FH: 63800kg LEO, 26700kg GTO

D-IVH: 28790kg LEO, 14220kg GTO

The Falcon 9 actually comes closer to the D-IVH in expendable mode than the D-IVH comes to the Falcon Heavy.

2 comments

The Falcon Heavy not only lifts vastly more (it will be the most powerful rocket excepting the Saturn V - which has not been in commission since 1973), but I think understating the scale of price difference is also not really reasonable.

The Falcon Heavy is looking at a cost of around $85 million. The Delta-4 Heavy starts at $400 million. Compare price per kg and it's quite insane. For low earth orbit that's $1,332/kg for a Falcon Heavy and $13,893/kg at the low end pricing for a Delta-4 Heavy. The Falcon 9 weighs in at $2,684/kg.

Each cut in price opens up possibilities that were not there before.

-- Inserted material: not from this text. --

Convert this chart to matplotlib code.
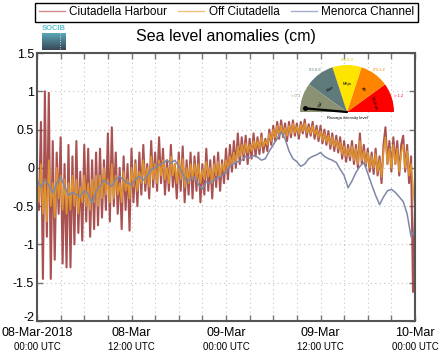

Make it $1/kg and that'd be rather self evident, but each price decline opens up the doors for companies and individuals who previously were only being held back by price.

Not correct calculation, as FH may be $85M only when reusing all 3 cores, for a big payload penalty.
In reusable mode (with all 3 cores recovered), they will barely hit 18 or so tons to GTO, and probably just barely more than D-IVH (~7000kr or so) to direct GEO insertion.

Much more when expended, but not so much when reused.

Could still launch double shots of heavy comsats as Ariane 5 launch heavy + light, though.